• _Work to complete_: Quote every line as written. Omit pictures.

• _Data_:

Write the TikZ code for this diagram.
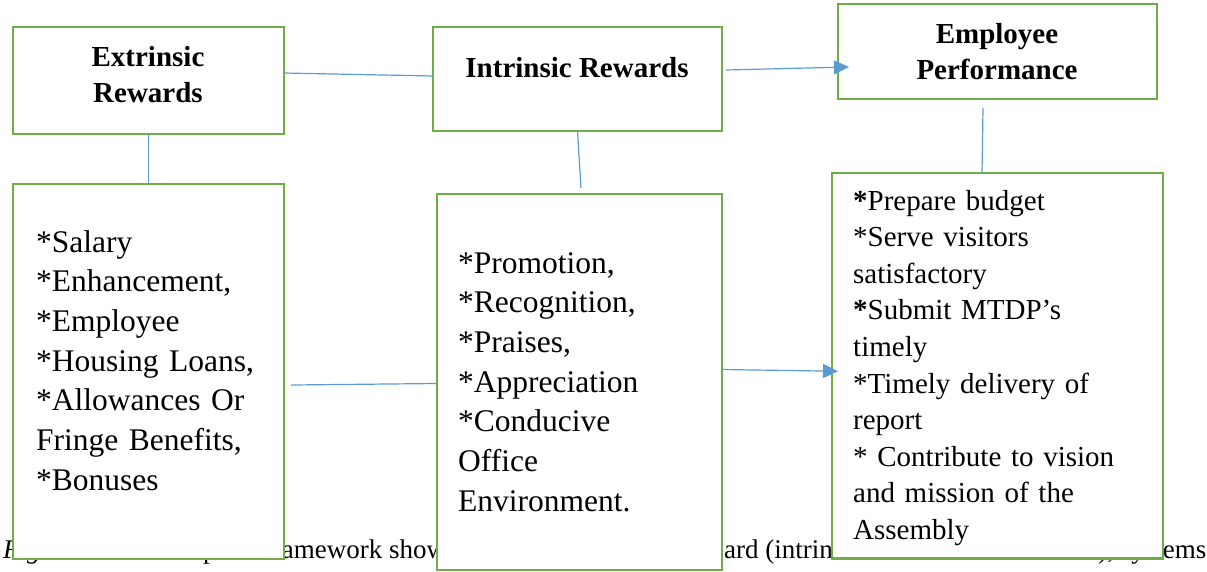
\documentclass[tikz,border=0pt]{standalone}
\usepackage{fontspec}
\setmainfont{Liberation Serif}
\usetikzlibrary{arrows.meta}
\definecolor{boxgreen}{HTML}{70AD47}
\definecolor{linkblue}{HTML}{5B9BD5}
\tikzset{
 box/.style={draw=boxgreen, line width=2.4pt, fill=white, rectangle, inner sep=0pt, outer sep=0pt, anchor=north west},
 link/.style={draw=linkblue, line width=1.2pt},
 arr/.style={link, -{Triangle[length=15pt,width=14pt]}},
 head/.style={font=\fontsize{29}{36}\selectfont\bfseries, align=center, inner sep=0pt, anchor=base},
 listbig/.style={font=\fontsize{31.5}{39.7}\selectfont, text width=250pt, align=left, inner sep=0pt, anchor=base west},
 listsmall/.style={font=\fontsize{29}{36.6}\selectfont, text width=300pt, align=left, inner sep=0pt, anchor=base west},
 captext/.style={font=\fontsize{27}{30}\selectfont, inner sep=0pt},
}
\begin{document}
\begin{tikzpicture}[x=1pt,y=-1pt]
\useasboundingbox (0,0) rectangle (1207,571);
% caption, partly hidden by the boxes
\node[captext, anchor=base west] (cap1) at (3,558.5) {\textit{Figure 2.1:} Conceptual framework showing};
\node[captext, anchor=base west] (cap2) at (724,558.5) {ard (intrinsic};
\node[captext, anchor=base east] (cap3) at (1206.5,558.5) {rewards), systems};
% boxes
\node[box, minimum width=271pt, minimum height=107pt] (ext) at (13,27) {};
\node[box, minimum width=289pt, minimum height=104pt] (intr) at (433,27) {};
\node[box, minimum width=319pt, minimum height=95pt] (emp) at (838,4) {};
\node[box, minimum width=271pt, minimum height=375pt] (lb) at (13,184) {};
\node[box, minimum width=285pt, minimum height=376pt] (mb) at (437,194) {};
\node[box, minimum width=331pt, minimum height=385.5pt] (rb) at (832,173) {};
% texts
\node[head] (extT) at (148,102) {Extrinsic\\Rewards};
\node[head] (intrT) at (577,77) {Intrinsic Rewards};
\node[head] (empT) at (997,79) {Employee\\Performance};
\node[listbig] (lbT) at (36,252) {{*}Salary\\{*}Enhancement,\\{*}Employee\\{*}Housing Loans,\\{*}Allowances Or\\Fringe Benefits,\\{*}Bonuses};
\node[listbig] (mbT) at (458,273) {{*}Promotion,\\{*}Recognition,\\{*}Praises,\\{*}Appreciation\\{*}Conducive\\Office\\Environment.};
\node[listsmall] (rbT) at (853,210) {\textbf{*}Prepare budget\\{*}Serve visitors\\satisfactory\\\textbf{*}Submit MTDP’s\\timely\\{*}Timely delivery of\\report\\{*} Contribute to vision\\and mission of the\\Assembly};
% connectors
\draw[link] ([yshift=7.5pt]ext.east) -- ([yshift=3pt]intr.west);
\draw[arr] ([xshift=4pt,yshift=9pt]intr.east) -- ([xshift=11pt,yshift=-15.5pt]emp.west);
\draw[link] (ext.south) -- (lb.north);
\draw[link] (intr.south) -- ([xshift=1.5pt,yshift=6pt]mb.north);
\draw[link] ([xshift=-14.5pt,yshift=-9pt]emp.south) -- ([xshift=-15.5pt]rb.north);
\draw[link] ([xshift=7pt,yshift=-13.5pt]lb.east) -- ([yshift=-1.5pt]mb.west);
\draw[arr] ([yshift=12.5pt]mb.east) -- ([xshift=6pt,yshift=-5.5pt]rb.west);
\end{tikzpicture}
\end{document}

• _Exercise response_:
Write the TikZ code for this diagram.
\documentclass[tikz,border=0pt]{standalone}
\usepackage{fontspec}
\setmainfont{Liberation Serif}
\usetikzlibrary{arrows.meta}
\definecolor{boxgreen}{HTML}{70AD47}
\definecolor{linkblue}{HTML}{5B9BD5}
\tikzset{
 box/.style={draw=boxgreen, line width=2.4pt, fill=white, rectangle, inner sep=0pt, outer sep=0pt, anchor=north west},
 link/.style={draw=linkblue, line width=1.2pt},
 arr/.style={link, -{Triangle[length=15pt,width=14pt]}},
 head/.style={font=\fontsize{29}{36}\selectfont\bfseries, align=center, inner sep=0pt, anchor=base},
 listbig/.style={font=\fontsize{31.5}{39.7}\selectfont, text width=250pt, align=left, inner sep=0pt, anchor=base west},
 listsmall/.style={font=\fontsize{29}{36.6}\selectfont, text width=300pt, align=left, inner sep=0pt, anchor=base west},
 captext/.style={font=\fontsize{27}{30}\selectfont, inner sep=0pt},
}
\begin{document}
\begin{tikzpicture}[x=1pt,y=-1pt]
\useasboundingbox (0,0) rectangle (1207,571);
% caption, partly hidden by the boxes
\node[captext, anchor=base west] (cap1) at (3,558.5) {\textit{Figure 2.1:} Conceptual framework showing};
\node[captext, anchor=base west] (cap2) at (724,558.5) {ard (intrinsic};
\node[captext, anchor=base east] (cap3) at (1206.5,558.5) {rewards), systems};
% boxes
\node[box, minimum width=271pt, minimum height=107pt] (ext) at (13,27) {};
\node[box, minimum width=289pt, minimum height=104pt] (intr) at (433,27) {};
\node[box, minimum width=319pt, minimum height=95pt] (emp) at (838,4) {};
\node[box, minimum width=271pt, minimum height=375pt] (lb) at (13,184) {};
\node[box, minimum width=285pt, minimum height=376pt] (mb) at (437,194) {};
\node[box, minimum width=331pt, minimum height=385.5pt] (rb) at (832,173) {};
% texts
\node[head] (extT) at (148,102) {Extrinsic\\Rewards};
\node[head] (intrT) at (577,77) {Intrinsic Rewards};
\node[head] (empT) at (997,79) {Employee\\Performance};
\node[listbig] (lbT) at (36,252) {{*}Salary\\{*}Enhancement,\\{*}Employee\\{*}Housing Loans,\\{*}Allowances Or\\Fringe Benefits,\\{*}Bonuses};
\node[listbig] (mbT) at (458,273) {{*}Promotion,\\{*}Recognition,\\{*}Praises,\\{*}Appreciation\\{*}Conducive\\Office\\Environment.};
\node[listsmall] (rbT) at (853,210) {\textbf{*}Prepare budget\\{*}Serve visitors\\satisfactory\\\textbf{*}Submit MTDP’s\\timely\\{*}Timely delivery of\\report\\{*} Contribute to vision\\and mission of the\\Assembly};
% connectors
\draw[link] ([yshift=7.5pt]ext.east) -- ([yshift=3pt]intr.west);
\draw[arr] ([xshift=4pt,yshift=9pt]intr.east) -- ([xshift=11pt,yshift=-15.5pt]emp.west);
\draw[link] (ext.south) -- (lb.north);
\draw[link] (intr.south) -- ([xshift=1.5pt,yshift=6pt]mb.north);
\draw[link] ([xshift=-14.5pt,yshift=-9pt]emp.south) -- ([xshift=-15.5pt]rb.north);
\draw[link] ([xshift=7pt,yshift=-13.5pt]lb.east) -- ([yshift=-1.5pt]mb.west);
\draw[arr] ([yshift=12.5pt]mb.east) -- ([xshift=6pt,yshift=-5.5pt]rb.west);
\end{tikzpicture}
\end{document}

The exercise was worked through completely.